Development of Discontinuous Galerkin Methods and a Parallel Simulator for Reservoir Simulation

Abstract

Abstract The classical discontinuous Galerkin (DG) methods are designed for elliptic (parabolic) problems and hyperbolic problems. For reservoir simulations, the pressure equation from the black oil model is elliptic (parabolic), while the equations for saturations are hyperbolic. Due to this special property, it is difficult to directly apply the discontinuous Galerkin methods to the black oil model. In this paper, we extend the discontinuous Galerkin methods to reservoir simulations. In our schemes, the local discontinuous Galerkin (LDG) method is used to discretize the black oil model.
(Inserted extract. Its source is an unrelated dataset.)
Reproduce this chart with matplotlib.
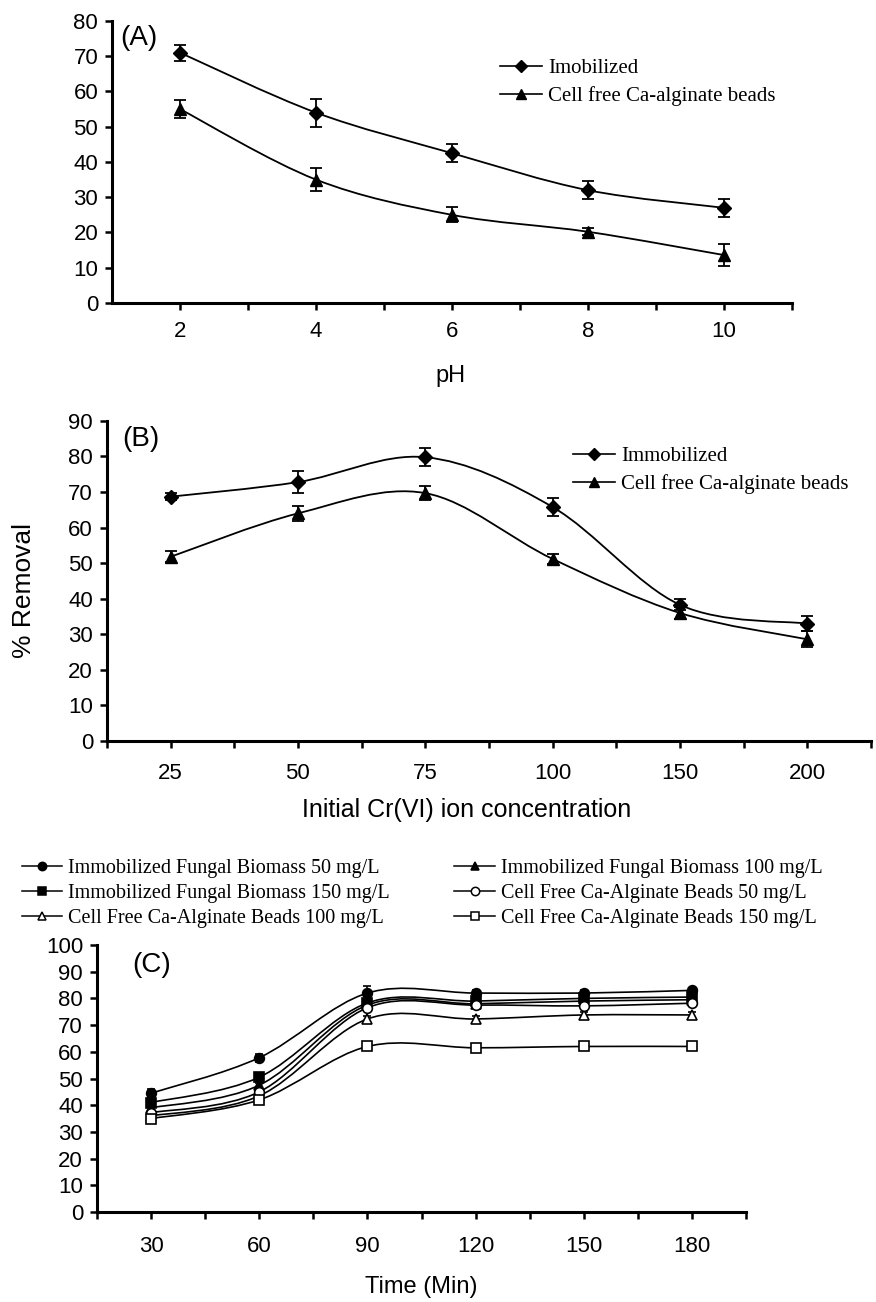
import numpy as np
import matplotlib
matplotlib.use("Agg")
import matplotlib.pyplot as plt
from matplotlib.path import Path
from matplotlib.patches import PathPatch
from matplotlib.lines import Line2D

plt.rcParams['font.family'] = ['Liberation Sans', 'DejaVu Sans']

# ---- Panel A: effect of pH ----
ph = [2, 4, 6, 8, 10]
a_immob = [71, 54, 42.5, 32, 27]
a_immob_err = [2.3, 4, 2.6, 2.6, 2.5]
a_free = [55, 35, 25, 20.2, 13.6]
a_free_err = [2.5, 3.3, 2.1, 1.0, 3.0]

# ---- Panel B: initial Cr(VI) concentration ----
conc_labels = ['25', '50', '75', '100', '150', '200']
b_immob = [68.7, 72.8, 79.8, 65.8, 38.3, 33.0]
b_immob_err = [1.0, 3.0, 2.6, 2.6, 1.6, 2.2]
b_free = [51.8, 64.0, 69.7, 51.2, 36.0, 28.6]
b_free_err = [1.5, 2.0, 2.0, 1.5, 1.6, 2.2]

# ---- Panel C: contact time ----
time_labels = ['30', '60', '90', '120', '150', '180']
c_ifb50 = [44.5, 57.8, 82.0, 82.0, 82.0, 83.0]
c_ifb100 = [39.0, 47.5, 77.5, 78.0, 79.0, 79.5]
c_ifb150 = [41.0, 50.5, 78.3, 79.0, 80.0, 80.5]
c_cf50 = [37.2, 45.0, 76.5, 77.5, 77.2, 78.2]
c_cf100 = [36.0, 43.5, 72.3, 72.3, 73.8, 73.8]
c_cf150 = [35.0, 42.0, 62.0, 61.5, 62.0, 62.0]
c_ifb50_err = [1.5, 1.5, 2.8, 1.0, 1.0, 1.0]
c_small_err = [1.0, 1.0, 1.0, 1.0, 1.0, 1.0]

SERIF = ['Liberation Serif', 'DejaVu Serif']


def smooth_line(ax, xs, ys, lw=1.3):
    """Excel style smoothed line through the points (cubic bezier segments)."""
    pts = np.column_stack([xs, ys]).astype(float)
    n = len(pts)
    verts = [tuple(pts[0])]
    codes = [Path.MOVETO]
    for i in range(n - 1):
        p0 = pts[i - 1] if i > 0 else pts[i]
        p1 = pts[i]
        p2 = pts[i + 1]
        p3 = pts[i + 2] if i + 2 < n else pts[i + 1]
        c1 = p1 + (p2 - p0) / 6.0
        c2 = p2 - (p3 - p1) / 6.0
        verts += [tuple(c1), tuple(c2), tuple(p2)]
        codes += [Path.CURVE4] * 3
    ax.add_patch(PathPatch(Path(verts, codes), fill=False, lw=lw,
                           edgecolor='black', transform=ax.transData, zorder=2))


def style_axes(ax, xpad=8):
    for s in ['top', 'right']:
        ax.spines[s].set_visible(False)
    for s in ['left', 'bottom']:
        ax.spines[s].set_linewidth(2.2)
    ax.tick_params(which='both', direction='out', length=5, width=1.8,
                   labelsize=16)
    ax.tick_params(axis='y', pad=5)
    ax.tick_params(axis='x', pad=xpad)


fig = plt.figure(figsize=(8.76, 13.02), dpi=100)

# ---------------- (A) ----------------
axA = fig.add_axes([0.1279, 0.7673, 0.776, 0.2166])
smooth_line(axA, ph, a_immob)
smooth_line(axA, ph, a_free)
axA.errorbar(ph, a_immob, yerr=a_immob_err, fmt='D', color='black', ms=7,
             capsize=4, elinewidth=1.3, capthick=1.3, zorder=3)
axA.errorbar(ph, a_free, yerr=a_free_err, fmt='^', color='black', ms=8,
             capsize=4, elinewidth=1.3, capthick=1.3, zorder=3)
axA.set_xlim(1, 11)
axA.set_ylim(0, 80)
axA.set_xticks([2, 4, 6, 8, 10])
axA.set_xticks([3, 5, 7, 9, 11], minor=True)
axA.set_yticks(np.arange(0, 81, 10))
style_axes(axA, xpad=8)
axA.text(0.012, 0.985, '(A)', transform=axA.transAxes, fontsize=20,
         va='top', ha='left')
fig.text(450 / 876, 1 - 376 / 1302, 'pH', fontsize=17, ha='center', va='center')
hA = [Line2D([], [], color='black', lw=1.2, marker='D', ms=6),
      Line2D([], [], color='black', lw=1.2, marker='^', ms=7)]
axA.legend(hA, ['Imobilized', 'Cell free Ca-alginate beads'],
           loc='upper left', bbox_to_anchor=(490 / 876, 1 - 48 / 1302),
           bbox_transform=fig.transFigure, frameon=False, handlelength=2.0,
           handletextpad=0.3, labelspacing=0.4, borderpad=0,
           prop={'family': SERIF, 'size': 15})

# ---------------- (B) ----------------
axB = fig.add_axes([0.1221, 0.4309, 0.872, 0.2458])
xb = np.arange(1, len(conc_labels) + 1)
smooth_line(axB, xb, b_immob)
smooth_line(axB, xb, b_free)
axB.errorbar(xb, b_immob, yerr=b_immob_err, fmt='D', color='black', ms=7,
             capsize=4, elinewidth=1.3, capthick=1.3, zorder=3)
axB.errorbar(xb, b_free, yerr=b_free_err, fmt='^', color='black', ms=8,
             capsize=4, elinewidth=1.3, capthick=1.3, zorder=3)
axB.set_xlim(0.5, len(conc_labels) + 0.5)
axB.set_ylim(0, 90)
axB.set_xticks(xb)
axB.set_xticklabels(conc_labels)
axB.set_xticks(np.arange(0.5, len(conc_labels) + 1, 1.0), minor=True)
axB.set_yticks(np.arange(0, 91, 10))
style_axes(axB, xpad=11)
axB.text(0.02, 0.985, '(B)', transform=axB.transAxes, fontsize=20,
         va='top', ha='left')
fig.text(24 / 876, 1 - 590 / 1302, '% Removal', fontsize=19, rotation=90,
         ha='center', va='center')
fig.text(467 / 876, 1 - 810 / 1302, 'Initial Cr(VI) ion concentration',
         fontsize=18, ha='center', va='center')
hB = [Line2D([], [], color='black', lw=1.2, marker='D', ms=6),
      Line2D([], [], color='black', lw=1.2, marker='^', ms=7)]
axB.legend(hB, ['Immobilized', 'Cell free Ca-alginate beads'],
           loc='upper left', bbox_to_anchor=(563 / 876, 1 - 436 / 1302),
           bbox_transform=fig.transFigure, frameon=False, handlelength=2.0,
           handletextpad=0.3, labelspacing=0.4, borderpad=0,
           prop={'family': SERIF, 'size': 15})

# ---------------- (C) ----------------
axC = fig.add_axes([0.1107, 0.0691, 0.741, 0.2051])
xc = np.arange(1, len(time_labels) + 1)
series_c = [
    (c_ifb50, c_ifb50_err, 'o', 'black', 'Immobilized Fungal Biomass 50 mg/L'),
    (c_ifb150, c_small_err, 's', 'black', 'Immobilized Fungal Biomass 150 mg/L'),
    (c_cf100, c_small_err, '^', 'white', 'Cell Free Ca-Alginate Beads 100 mg/L'),
    (c_ifb100, c_small_err, '^', 'black', 'Immobilized Fungal Biomass 100 mg/L'),
    (c_cf50, c_small_err, 'o', 'white', 'Cell Free Ca-Alginate Beads 50 mg/L'),
    (c_cf150, c_small_err, 's', 'white', 'Cell Free Ca-Alginate Beads 150 mg/L'),
]
handles = []
for vals, err, mk, fc, lab in series_c:
    smooth_line(axC, xc, vals, lw=1.2)
    axC.errorbar(xc, vals, yerr=err, fmt=mk, color='black', mfc=fc, mec='black',
                 ms=7, mew=1.2, capsize=3, elinewidth=1.1, capthick=1.1, zorder=3)
    handles.append(Line2D([], [], color='black', lw=1.1, marker=mk, mfc=fc,
                          mec='black', ms=6, mew=1.1))
axC.set_xlim(0.5, len(time_labels) + 0.5)
axC.set_ylim(0, 100)
axC.set_xticks(xc)
axC.set_xticklabels(time_labels)
axC.set_xticks(np.arange(0.5, len(time_labels) + 1, 1.0), minor=True)
axC.set_yticks(np.arange(0, 101, 10))
style_axes(axC, xpad=12)
axC.text(0.055, 0.975, '(C)', transform=axC.transAxes, fontsize=20,
         va='top', ha='left')
fig.text(421 / 876, 1 - 1287 / 1302, 'Time (Min)', fontsize=17,
         ha='center', va='center')
fig.legend(handles, [s[4] for s in series_c], ncol=2,
           loc='upper left', bbox_to_anchor=(12 / 876, 1 - 849 / 1302),
           frameon=False, handlelength=2.0, handletextpad=0.3,
           labelspacing=0.3, columnspacing=3.2, borderpad=0,
           prop={'family': SERIF, 'size': 14.5})

fig.savefig('out.png', dpi=100, facecolor='white')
The upwind concept is combined with the numerical flux term of the LDG method to simulate the direction of propagation of the multiphase flow in reservoirs to avoid the unphysical solutions. We also extend the Peaceman model to the discontinuous Galerkin methods on unstructured grids. Based on the extended discontinuous Galerkin methods, we employ the iterative implicit pressure-explicit saturation (iterative-IMPES) and fully implicit (FIM) methods to solve the coupled nonlinear black oil model. A parallel simulator is implemented using the parallel adaptive finite element package, Parallel Hierarchical Grid (PHG), and validated by testing the first and ninth SPE Comparative Solution Projects. The parallel scalability of our simulator is also tested by a large scale case.